- [Aim] Reproduce the lines exactly, beginning with the line that has "Write a web" and ending with the line that has "1.736, 1.736, null];". Images are left out.

- [Records for the task]
.....
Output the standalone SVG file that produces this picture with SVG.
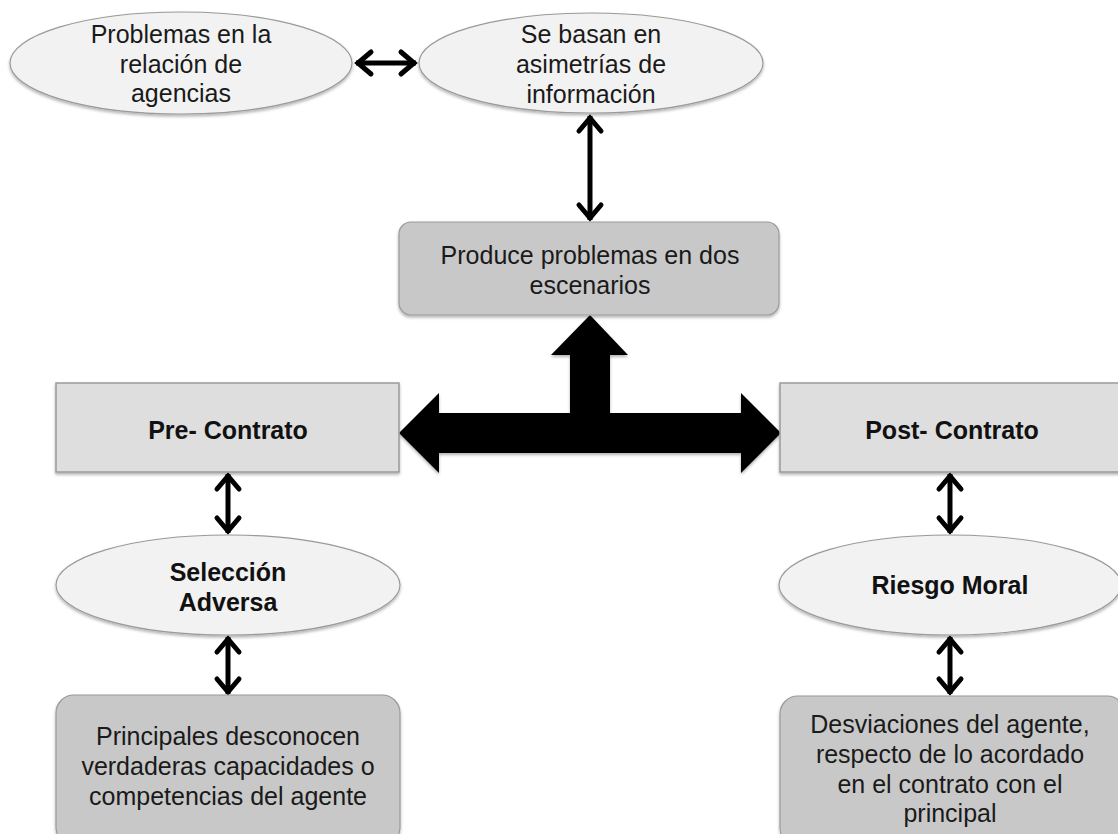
.....
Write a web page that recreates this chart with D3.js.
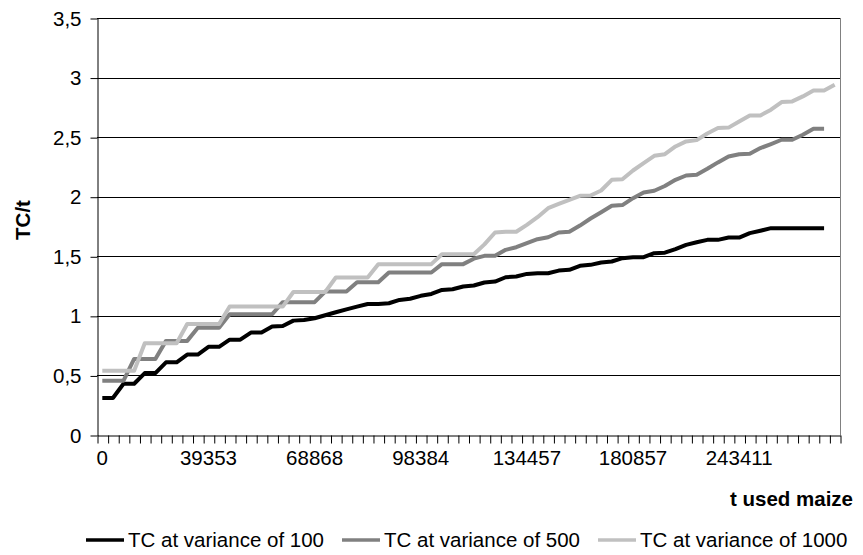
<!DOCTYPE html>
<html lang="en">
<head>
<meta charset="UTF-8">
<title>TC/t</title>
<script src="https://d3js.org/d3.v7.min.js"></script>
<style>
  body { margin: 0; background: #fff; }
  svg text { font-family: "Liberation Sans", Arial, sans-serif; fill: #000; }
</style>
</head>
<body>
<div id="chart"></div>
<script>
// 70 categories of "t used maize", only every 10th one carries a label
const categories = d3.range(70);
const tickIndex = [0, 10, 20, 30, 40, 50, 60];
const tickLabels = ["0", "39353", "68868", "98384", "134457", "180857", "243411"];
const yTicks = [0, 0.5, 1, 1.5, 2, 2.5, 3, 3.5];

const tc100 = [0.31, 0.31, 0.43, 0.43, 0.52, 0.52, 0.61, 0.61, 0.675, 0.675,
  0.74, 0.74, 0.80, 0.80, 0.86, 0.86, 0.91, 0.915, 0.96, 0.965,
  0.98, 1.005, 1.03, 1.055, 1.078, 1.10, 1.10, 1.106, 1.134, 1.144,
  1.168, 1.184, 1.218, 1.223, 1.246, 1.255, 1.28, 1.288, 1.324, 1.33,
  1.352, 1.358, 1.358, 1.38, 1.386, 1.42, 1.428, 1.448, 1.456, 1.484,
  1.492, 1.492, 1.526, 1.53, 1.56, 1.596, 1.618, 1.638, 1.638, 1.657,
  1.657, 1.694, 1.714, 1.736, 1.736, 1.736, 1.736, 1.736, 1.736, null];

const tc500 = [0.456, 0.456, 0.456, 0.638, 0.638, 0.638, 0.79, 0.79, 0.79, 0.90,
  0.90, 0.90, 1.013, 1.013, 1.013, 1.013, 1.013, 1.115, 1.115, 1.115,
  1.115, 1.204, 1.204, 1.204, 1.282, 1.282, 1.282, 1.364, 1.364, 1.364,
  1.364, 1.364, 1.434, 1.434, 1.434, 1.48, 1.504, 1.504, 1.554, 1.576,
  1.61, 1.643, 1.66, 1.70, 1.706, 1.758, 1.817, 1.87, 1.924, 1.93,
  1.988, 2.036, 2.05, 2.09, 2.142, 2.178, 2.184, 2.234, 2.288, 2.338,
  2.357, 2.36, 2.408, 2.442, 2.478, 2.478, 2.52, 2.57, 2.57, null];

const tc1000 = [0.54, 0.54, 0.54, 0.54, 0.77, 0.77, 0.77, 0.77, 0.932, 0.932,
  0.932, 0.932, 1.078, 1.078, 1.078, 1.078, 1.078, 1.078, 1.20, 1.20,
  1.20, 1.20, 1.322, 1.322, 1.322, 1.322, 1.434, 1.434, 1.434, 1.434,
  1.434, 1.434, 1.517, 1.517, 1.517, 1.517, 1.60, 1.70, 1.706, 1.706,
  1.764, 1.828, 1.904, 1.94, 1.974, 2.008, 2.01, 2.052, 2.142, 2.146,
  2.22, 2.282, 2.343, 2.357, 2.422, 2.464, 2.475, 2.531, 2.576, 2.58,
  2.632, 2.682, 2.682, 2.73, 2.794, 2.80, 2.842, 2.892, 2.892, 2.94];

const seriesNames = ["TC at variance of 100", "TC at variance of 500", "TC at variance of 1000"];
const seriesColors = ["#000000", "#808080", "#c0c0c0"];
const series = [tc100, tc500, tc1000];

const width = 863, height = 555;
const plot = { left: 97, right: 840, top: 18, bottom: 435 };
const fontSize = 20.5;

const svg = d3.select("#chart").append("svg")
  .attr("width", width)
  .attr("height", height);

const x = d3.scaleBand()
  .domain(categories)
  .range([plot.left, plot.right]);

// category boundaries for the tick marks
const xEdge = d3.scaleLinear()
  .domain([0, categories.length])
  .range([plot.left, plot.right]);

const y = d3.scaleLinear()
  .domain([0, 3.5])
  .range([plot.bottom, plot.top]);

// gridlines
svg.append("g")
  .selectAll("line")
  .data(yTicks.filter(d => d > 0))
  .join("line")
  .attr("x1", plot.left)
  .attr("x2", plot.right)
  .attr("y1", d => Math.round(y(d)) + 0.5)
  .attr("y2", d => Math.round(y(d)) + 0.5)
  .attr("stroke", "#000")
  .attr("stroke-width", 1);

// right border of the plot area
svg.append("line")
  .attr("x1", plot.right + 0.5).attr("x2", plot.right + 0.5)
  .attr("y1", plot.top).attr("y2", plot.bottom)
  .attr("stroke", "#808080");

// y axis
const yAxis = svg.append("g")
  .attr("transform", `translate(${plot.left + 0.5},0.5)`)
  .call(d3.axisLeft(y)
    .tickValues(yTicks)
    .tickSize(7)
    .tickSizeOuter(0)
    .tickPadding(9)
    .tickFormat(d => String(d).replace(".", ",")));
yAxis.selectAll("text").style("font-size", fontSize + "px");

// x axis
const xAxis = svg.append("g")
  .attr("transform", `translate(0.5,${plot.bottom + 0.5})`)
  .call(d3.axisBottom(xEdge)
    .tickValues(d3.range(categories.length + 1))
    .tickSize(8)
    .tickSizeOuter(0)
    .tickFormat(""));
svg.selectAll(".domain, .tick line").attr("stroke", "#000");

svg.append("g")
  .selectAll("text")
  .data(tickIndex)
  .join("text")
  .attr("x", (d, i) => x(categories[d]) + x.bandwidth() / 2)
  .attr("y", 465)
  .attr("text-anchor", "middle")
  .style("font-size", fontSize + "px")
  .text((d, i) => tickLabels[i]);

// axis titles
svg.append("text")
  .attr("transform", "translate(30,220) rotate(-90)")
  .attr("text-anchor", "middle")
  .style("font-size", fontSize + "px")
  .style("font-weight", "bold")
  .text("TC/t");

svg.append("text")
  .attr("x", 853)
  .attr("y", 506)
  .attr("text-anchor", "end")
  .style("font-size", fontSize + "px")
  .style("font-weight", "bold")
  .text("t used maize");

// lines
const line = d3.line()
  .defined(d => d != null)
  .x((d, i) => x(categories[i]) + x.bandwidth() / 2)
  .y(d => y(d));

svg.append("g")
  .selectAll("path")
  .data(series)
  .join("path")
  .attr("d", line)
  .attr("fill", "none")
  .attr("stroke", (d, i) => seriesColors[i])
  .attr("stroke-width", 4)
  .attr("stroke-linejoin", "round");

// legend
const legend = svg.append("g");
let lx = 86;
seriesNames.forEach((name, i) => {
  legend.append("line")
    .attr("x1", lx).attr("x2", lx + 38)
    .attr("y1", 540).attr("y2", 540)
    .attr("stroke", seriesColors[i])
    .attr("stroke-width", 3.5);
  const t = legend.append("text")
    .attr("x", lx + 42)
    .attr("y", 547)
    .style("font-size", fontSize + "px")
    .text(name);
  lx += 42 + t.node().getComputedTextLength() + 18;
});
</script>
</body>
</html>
.....
- [Answer]
Write a web page that recreates this chart with D3.js.
<!DOCTYPE html>
<html lang="en">
<head>
<meta charset="UTF-8">
<title>TC/t</title>
<script src="https://d3js.org/d3.v7.min.js"></script>
<style>
  body { margin: 0; background: #fff; }
  svg text { font-family: "Liberation Sans", Arial, sans-serif; fill: #000; }
</style>
</head>
<body>
<div id="chart"></div>
<script>
// 70 categories of "t used maize", only every 10th one carries a label
const categories = d3.range(70);
const tickIndex = [0, 10, 20, 30, 40, 50, 60];
const tickLabels = ["0", "39353", "68868", "98384", "134457", "180857", "243411"];
const yTicks = [0, 0.5, 1, 1.5, 2, 2.5, 3, 3.5];

const tc100 = [0.31, 0.31, 0.43, 0.43, 0.52, 0.52, 0.61, 0.61, 0.675, 0.675,
  0.74, 0.74, 0.80, 0.80, 0.86, 0.86, 0.91, 0.915, 0.96, 0.965,
  0.98, 1.005, 1.03, 1.055, 1.078, 1.10, 1.10, 1.106, 1.134, 1.144,
  1.168, 1.184, 1.218, 1.223, 1.246, 1.255, 1.28, 1.288, 1.324, 1.33,
  1.352, 1.358, 1.358, 1.38, 1.386, 1.42, 1.428, 1.448, 1.456, 1.484,
  1.492, 1.492, 1.526, 1.53, 1.56, 1.596, 1.618, 1.638, 1.638, 1.657,
  1.657, 1.694, 1.714, 1.736, 1.736, 1.736, 1.736, 1.736, 1.736, null];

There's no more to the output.